What share of Europe's AI engineers hold an elite-university degree? 25%.
Oxbridge and Imperial top the table, but elite pedigree is thinner than the headlines imply.
By Laurence Sangarde-Brown · July 10, 2026
Who Builds AI in Europe
What share of Europe's AI engineers hold an elite-university degree? 25%.
Oxbridge and Imperial top the table, but elite pedigree is thinner than the headlines imply.
The universities behind the pool
Distinct engineers by degree-granting institution. Top 8 shown; Polytechnic Bucharest in emerald.
There is a comforting story that Europe's AI is built by a thin layer of Oxbridge, ETH and Polytechnique graduates. The prestige schools do lead the table. They just do not dominate the market, and mistaking the top of the list for the shape of it is an expensive error.
The real numbers
Across the pool, 25% of European AI engineers hold a degree from a global top-100 university, 16% from a top-50, and only 8% hold a PhD. On the curated best-of lists the pedigree share runs markedly higher, which is exactly why sampling the marquee names distorts the picture. Selection bias is not a footnote here, it is the gap between the whole market and its shop window.
The supply is wide, and getting wider
The top of the table is predictable, Cambridge, Imperial, Oxford, UCL and TU Munich, but the third-largest feeder is Polytechnic Bucharest, a school well outside the global top-100, and the list widens fast into Aalto, KTH and the big Central and Eastern European technical universities. That long tail is not weaker talent, it is where the volume lives, and it is disproportionately the part of the market that is still affordable and reachable.

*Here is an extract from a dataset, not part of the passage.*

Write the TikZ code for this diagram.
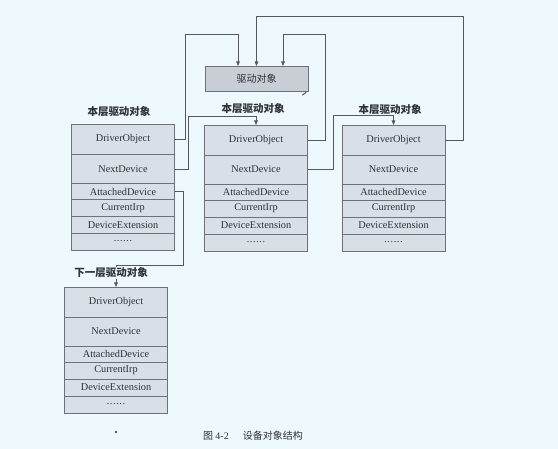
\documentclass[tikz,border=0pt]{standalone}
\usepackage{fontspec}
\setmainfont{Liberation Serif}
\newfontfamily\cjk{Noto Sans CJK SC}
\usetikzlibrary{arrows.meta}
\definecolor{bgc}{HTML}{EEF9FD}
\definecolor{cellc}{HTML}{D9DFE7}
\definecolor{drvc}{HTML}{C9CDD5}
\definecolor{edgec}{HTML}{6E7278}
\definecolor{linec}{HTML}{55595E}
\definecolor{txtc}{HTML}{2E3236}
\tikzset{
  cell/.style={draw=edgec, fill=cellc, line width=0.6pt, minimum width=103, inner sep=1pt, outer sep=0pt, text=txtc, font=\fontsize{10.3}{11}\selectfont},
  drvbox/.style={draw=edgec, fill=drvc, line width=0.6pt, minimum width=103, minimum height=25, inner sep=1pt, outer sep=0pt, text=txtc, font=\cjk\fontsize{10}{11}\selectfont},
  ttl/.style={text=txtc, font=\cjk\bfseries\fontsize{10.5}{12}\selectfont, inner sep=0pt},
  conn/.style={draw=linec, line width=0.6pt},
  arr/.style={conn, -{Triangle[length=4.5pt,width=3.6pt]}}
}
\newcommand\dotrow{.\kern0.6pt.\kern0.6pt.\kern0.6pt.\kern0.6pt.\kern0.6pt.}
\newcommand\devobj[3]{%
  \node[cell, minimum height=30, anchor=north] (#1a) at (#2,#3) {DriverObject};
  \node[cell, minimum height=29, anchor=north] (#1b) at (#1a.south) {NextDevice};
  \node[cell, minimum height=16, anchor=north] (#1c) at (#1b.south) {AttachedDevice};
  \node[cell, minimum height=17, anchor=north] (#1d) at (#1c.south) {CurrentIrp};
  \node[cell, minimum height=17, anchor=north] (#1e) at (#1d.south) {DeviceExtension};
  \node[cell, minimum height=17, anchor=north] (#1f) at (#1e.south) {\raisebox{0.3ex}{\dotrow}};
}
\begin{document}
\begin{tikzpicture}[x=1pt, y=-1pt]
\fill[bgc] (0,0) rectangle (558,449);
\useasboundingbox (0,0) rectangle (558,449);

% driver object box
\node[drvbox] (drv) at (256.5,78.5) {驱动对象};
\draw[linec, line width=1.1pt, line cap=round] (302.5,95) .. controls (304,93.5) .. (306,92.5);

% device boxes
\devobj{p}{123}{124.5}
\devobj{q}{256}{125}
\devobj{r}{393.5}{125}
\devobj{s}{116}{287}

% titles
\node[ttl] (t1) at (119,112) {本层驱动对象};
\node[ttl] (t2) at (253,109) {本层驱动对象};
\node[ttl] (t3) at (390,110) {本层驱动对象};

% connectors
\draw[arr] (pa.east) -| (185,34) -| ([xshift=-18.5]drv.north);
\draw[arr] (ra.east) -| (463,16) -| (drv.north);
\draw[arr] (qa.east) -| (325,34) -| ([xshift=26.5]drv.north);
\draw[arr] (pb.east) -| (188,116) -| (qa.north);
\draw[arr] (qb.east) -| (333,115) -| (ra.north);
\draw[arr] (pc.east) -| (183,265) -| (sa.north);

\node[ttl, fill=bgc, inner sep=0.5pt] (t4) at (111,273) {下一层驱动对象};

% dot and caption
\fill[linec] (116,432) circle (1.3);
\node[anchor=west, text=txtc, font=\cjk\fontsize{10}{12}\selectfont, inner sep=0pt] (cap) at (203,436) {图 {\rmfamily 4-2}\hspace{1.4em}设备对象结构};
\end{tikzpicture}
\end{document}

Why pedigree is a weak filter
A top-100 degree tells you someone cleared an admissions bar at eighteen. It says little about whether they can ship an inference pipeline at twenty-nine. In a field this young, where the tools reset every eighteen months, recent building history predicts performance far better than the crest on a diploma. Pedigree is easy to screen for, which is precisely why it is over-weighted.
What to do with it
If your scorecard leans hard on elite universities, you are screening out three-quarters of the working population, most of whom are already employed at funded AI companies. Re-weight toward demonstrated output, open-source contribution and the feeder companies that actually produce shipping engineers, and the pool you can hire from roughly quadruples.